To minimize the variance, differentiate with respect to $\lambda$ and introduce a vector of $p$ Lagrange multipliers $\mu$ to incorporate into the constraint $\hat{\mathbf Y}^\prime \lambda = \mathbf{y}_0$. This yields a system of $n+p$ linear equations, written in block-matrix form as
$$
\left( {\begin{array}{*{20}c}
{\bf{C}} & {\bf{Y}} \\
{{\bf{Y'}}} & {\bf{0}} \\
\end{array}} \right)\left( {\begin{array}{*{20}c}
{\bf{\lambda }} \\
{\bf{\mu }} \\
\end{array}} \right) = \left( {\begin{array}{*{20}c}
{{\bf{c}}_{\bf{0}} } \\
{{\bf{y}}_{\bf{0}} } \\
\end{array}} \right)$$
where $\mathbf 0$ represents a $p$ by $p$ matrix of zeros. Writing $\mathbf 1$ for the $n$ by $n$ identity matrix, the unique solution for $\lambda$ is given by
$$
{\bf{\lambda }} = {\bf{H'y}}_0 + {\bf{C}}^{ - 1} \left( {{\bf{1}} - {\bf{YH}}} \right){\bf{c}}_0.
$$
(Readers familiar with multiple regression may find it instructive to compare this solution to the covariance-based solution of the ordinary least squares Normal equations, which looks almost exactly the same, but with no Lagrange multiplier terms.)
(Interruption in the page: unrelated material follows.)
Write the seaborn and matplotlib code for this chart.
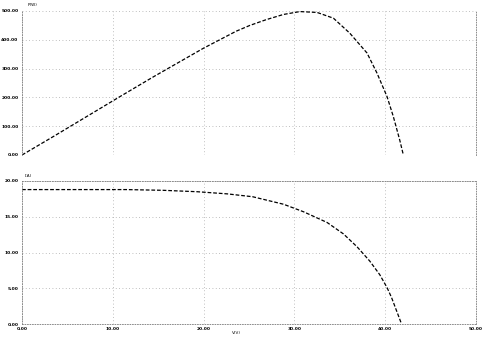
import matplotlib
matplotlib.use("Agg")
import matplotlib.pyplot as plt
import seaborn as sns
import pandas as pd

# ---- data ----
power_v = [0.0, 3.5, 10.8, 14.5, 20.0, 23.6, 25.1, 26.9, 28.8, 30.6, 32.5, 34.3, 36.1, 38.0, 39.1, 40.2, 40.9, 41.6, 42.0]
power_w = [0, 65, 203, 272, 371, 430, 450, 470, 488, 498, 495, 475, 423, 354, 284, 203, 133, 52, 0]

current_v = [0.0, 3.5, 8.9, 11.5, 15.5, 19.3, 22.6, 25.4, 28.8, 31.0, 33.6, 35.4, 36.9, 38.3, 39.4, 40.2, 40.7, 41.8]
current_a = [18.8, 18.8, 18.8, 18.8, 18.7, 18.5, 18.2, 17.8, 16.75, 15.7, 14.2, 12.6, 10.8, 8.8, 6.9, 5.1, 3.7, 0.0]

x_ticks = [0, 10, 20, 30, 40, 50]
p_ticks = [0, 100, 200, 300, 400, 500]
i_ticks = [0, 5, 10, 15, 20]

df_p = pd.DataFrame({"V": power_v, "P": power_w})
df_i = pd.DataFrame({"V": current_v, "I": current_a})

sns.set_style("white")
plt.rcParams["font.family"] = ["DejaVu Sans"]

W, H = 485, 337
fig = plt.figure(figsize=(W / 100, H / 100), dpi=100)

def box(x0, y0, x1, y1):
    return [x0 / W, 1 - y1 / H, (x1 - x0) / W, (y1 - y0) / H]

ax1 = fig.add_axes(box(22, 11, 476, 155))
ax2 = fig.add_axes(box(22, 181, 476, 324))

grid_kw = dict(color="#aaaaaa", linestyle=(0, (1, 3)), linewidth=0.6)
tick_font = dict(fontsize=3.2, fontweight="bold", color="black")

for ax, df, ycol, yt, ylim in [
    (ax1, df_p, "P", p_ticks, (0, 500)),
    (ax2, df_i, "I", i_ticks, (0, 20)),
]:
    sns.lineplot(data=df, x="V", y=ycol, ax=ax, color="black",
                 linewidth=0.9, sort=False)
    ax.lines[0].set_dashes((3, 1.5))
    ax.set_xlim(0, 50)
    ax.set_ylim(*ylim)
    ax.set_xticks(x_ticks)
    ax.set_yticks(yt)
    ax.set_yticklabels([f"{v:.2f}" for v in yt], **tick_font)
    ax.grid(True, **grid_kw)
    ax.tick_params(length=0, pad=2.5)
    ax.set_xlabel("")
    ax.set_ylabel("")
    for s in ax.spines.values():
        s.set_linestyle((0, (1, 2)))
        s.set_linewidth(0.6)
        s.set_color("#777777")
    ax.set_facecolor("white")

ax1.set_xticklabels([])
ax1.spines["bottom"].set_visible(False)
ax1.spines["top"].set_visible(False)
ax2.set_xticklabels([f"{v:.2f}" for v in x_ticks], **tick_font)

fig.text(28 / W, 1 - 5 / H, "P(W)", fontsize=3, color="black", ha="left", va="center")
fig.text(25 / W, 1 - 176 / H, "I(A)", fontsize=3, color="black", ha="left", va="center")
fig.text(236 / W, 1 - 333 / H, "V(V)", fontsize=3, color="black", ha="center", va="center")

fig.savefig("out.png", dpi=100, facecolor="white")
This relationship presents the kriging weights, $\lambda$, as the sum of a term depending only on the hat matrix and the covariates at the prediction location $[\mathbf H^\prime\, \mathbf y_0]$, plus a term depending on the covariances among the data and the predictand, $Z_0$. Substituting it into the right hand side of the variance equation yields the kriging prediction variance, which can be used to construct prediction limits around $\hat z_0$.